One item we noticed while running AMD Ryzen chips is that the cache reported by lscpu is incorrect with Ryzen. AMD Zen has L3 cache that is split into two hemispheres per four cores. That means on the launch AMD Ryzen 7 chips, if you are programming an application that is meant to fit into L3 cache, your scripts will need to change.
We have one of the most popular, if not the most popular, Monero cryptocurrency Docker mining image around with tens of thousands of pulls. On Intel Core i3, Core i5, Core i7, Xeon E3, Xeon E5, Xeon E7 and Xeon D systems, the general rule is to use L3 cache / 2MB as a number of threads as the miner is designed to fit completely in L3 cache. On Atom based Intel architectures (e.g. Xeon Phi and Atom CPUs) you would instead use the number of threads or number of threads minus 1 to get the best results. When we ran AMD Ryzen through our Monero benchmarks, we used both Docker images to quickly gauge which was the best for performance. We ran into an issue, L3 cache is reported incorrectly.
There is 16MB L3 cache onboard but lscpu will report 8MB. Here is a screenshot from Ubuntu on kernel 4.10.1:
Here is the same from CentOS 7.3 with kernel 4.10.1:
As you can see, only 8MB L3 cache is being reported (this is using the latest stable Linux Kernel 4.10.1.) The net impact is that our popular Docker image that is parsing that figure and dividing by 2MB to get the number of threads was only utilizing 4 threads instead of 8 that it should.
For now, the impact is relatively minor. Tools such as nproc and lscpu are reporting the proper number of cores, but for those with problems that are set to fit in L3 cache, your scripts will need to be updated. We expect that this is something that will be patched in future releases. The impact is fairly large. We created a test Docker image at servethehome/monero_ryzen_xmrpool (you can substitute that in instructions found here), with updated logic and the difference was dramatic. The performance speedup was on the order of 2x just by fixing our logic due to how the L3 cache is reported. For those looking to AMD Zen architectures such as Ryzen and the upcoming AMD Naples platform, this is a minor difference that will have big impacts for some users. We are not sure if this is a “bug” or just a different way of reporting but for now, the Ryzen ratio is 2MB per core or 1MB per thread of L3 cache.

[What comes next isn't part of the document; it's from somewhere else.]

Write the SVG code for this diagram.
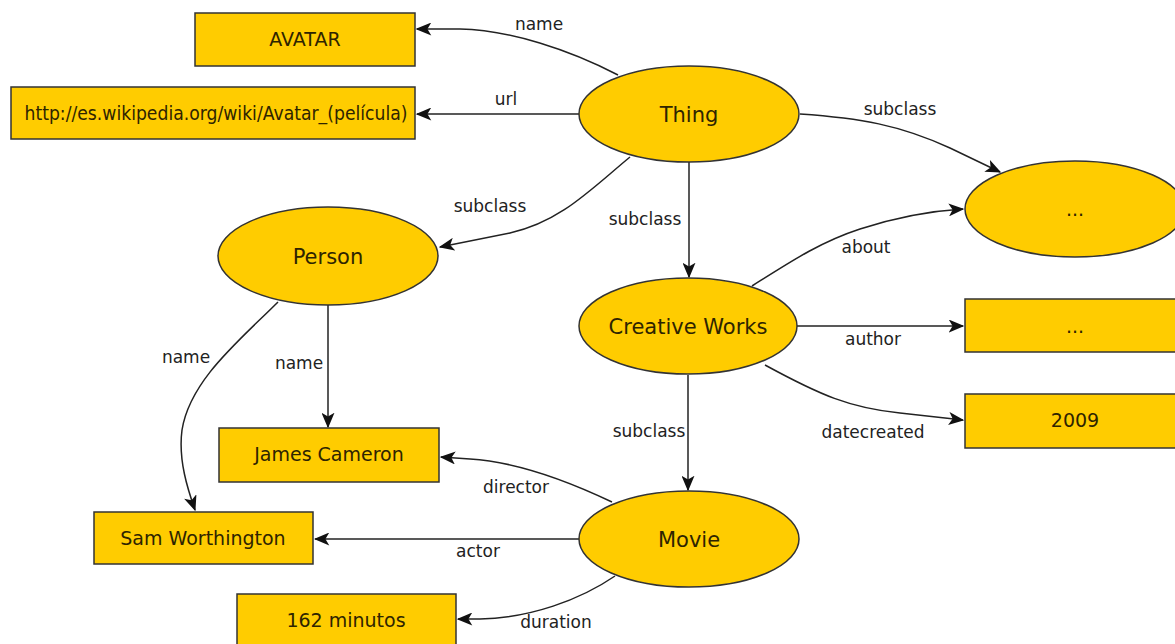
<svg xmlns="http://www.w3.org/2000/svg" width="1175" height="644" viewBox="0 0 1175 644">
<style>
.n{fill:#ffcc00;stroke:#333;stroke-width:1.5}
.nt{font-family:"DejaVu Sans",sans-serif;font-size:21px;fill:#2e2400;text-anchor:middle}
.rt{font-family:"DejaVu Sans",sans-serif;font-size:19px;fill:#2e2400;text-anchor:middle}
.e{fill:none;stroke:#222;stroke-width:1.5;marker-end:url(#a)}
.el{font-family:"DejaVu Sans",sans-serif;font-size:17px;fill:#222;text-anchor:middle}
</style>
<defs>
<marker id="a" viewBox="0 0 12 10" refX="11" refY="5" markerWidth="16" markerHeight="13" markerUnits="userSpaceOnUse" orient="auto">
<path d="M0,0 L12,5 L0,10 L3,5 z" fill="#111"/>
</marker>
</defs>
<rect width="1175" height="644" fill="#fff"/>
<g id="connectors">
<path class="e" d="M618,75 C570,50 510,30 460,29 L417,29"/>
<path class="e" d="M579,114 L417,114"/>
<path class="e" d="M630,157 C590,190 560,222 510,233 Q475,240 440,247"/>
<path class="e" d="M689,162 L689,277"/>
<path class="e" d="M800,114 C860,118 900,125 950,148 L1000,172"/>
<path class="e" d="M752,286 C790,262 820,242 860,229 C900,216 930,211 963,209"/>
<path class="e" d="M797,326 L963,326"/>
<path class="e" d="M765,365 C820,395 850,408 900,413 L963,420"/>
<path class="e" d="M328,305 L328,427"/>
<path class="e" d="M278,302 C240,340 190,380 182,430 C178,460 188,490 195,510"/>
<path class="e" d="M688,375 L688,490"/>
<path class="e" d="M612,502 C570,482 520,462 470,459 L441,457"/>
<path class="e" d="M579,539 L315,539"/>
<path class="e" d="M615,576 C580,600 530,618 480,619 L458,619"/>
<text class="el" x="539" y="30">name</text>
<text class="el" x="506" y="105">url</text>
<text class="el" x="490" y="212">subclass</text>
<text class="el" x="645" y="225">subclass</text>
<text class="el" x="900" y="115">subclass</text>
<text class="el" x="866" y="253">about</text>
<text class="el" x="873" y="345">author</text>
<text class="el" x="873" y="438">datecreated</text>
<text class="el" x="186" y="363">name</text>
<text class="el" x="299" y="369">name</text>
<text class="el" x="649" y="437">subclass</text>
<text class="el" x="516" y="493">director</text>
<text class="el" x="478" y="557">actor</text>
<text class="el" x="556" y="628">duration</text>
</g>
<g id="avatar"><rect class="n" x="195" y="13" width="220" height="53"/><text class="rt" x="305" y="46">AVATAR</text></g>
<g id="url"><rect class="n" x="11" y="87" width="404" height="52"/><text class="rt" x="216" y="120" textLength="383" lengthAdjust="spacingAndGlyphs">http://es.wikipedia.org/wiki/Avatar_(película)</text></g>
<g id="thing"><ellipse class="n" cx="689" cy="114" rx="110" ry="48"/><text class="nt" x="689" y="122">Thing</text></g>
<g id="other"><ellipse class="n" cx="1075" cy="209" rx="110" ry="48"/><text class="rt" x="1075" y="216">...</text></g>
<g id="person"><ellipse class="n" cx="328" cy="256" rx="110" ry="49"/><text class="nt" x="328" y="264">Person</text></g>
<g id="creative"><ellipse class="n" cx="688" cy="326" rx="109" ry="48"/><text class="nt" x="688" y="334">Creative Works</text></g>
<g id="author"><rect class="n" x="965" y="299" width="220" height="53"/><text class="rt" x="1075" y="333">...</text></g>
<g id="y2009"><rect class="n" x="965" y="394" width="220" height="54"/><text class="rt" x="1075" y="427">2009</text></g>
<g id="james"><rect class="n" x="219" y="428" width="220" height="54"/><text class="rt" x="329" y="461">James Cameron</text></g>
<g id="sam"><rect class="n" x="94" y="512" width="219" height="52"/><text class="rt" x="203" y="545">Sam Worthington</text></g>
<g id="movie"><ellipse class="n" cx="689" cy="539" rx="110" ry="48"/><text class="nt" x="689" y="547">Movie</text></g>
<g id="minutes"><rect class="n" x="237" y="594" width="219" height="53"/><text class="rt" x="346" y="627">162 minutos</text></g>
</svg>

As the L3 is a victim cache and not inclusive, do you observe better performance if you set to 2.5MB per core?
That may have to do with how the l3 cache is distributed, given that for one ccx (4c/8t) you have 8mb of l3, and connect with the other 8mb from the other ccx via the infinity fabric.
So there are probably a few implications here with regards to memory latency, PCIe lanes etc. as well, given that it’s basically 2 4 Core CPUs in a single chip?
We tried it from 1-16 threads and it was still 2MB per thread in our test for best performance.
It likely is the case. For those running scripts with Zen where they are pulling L3 cache sizes, the misreporting will still impact them.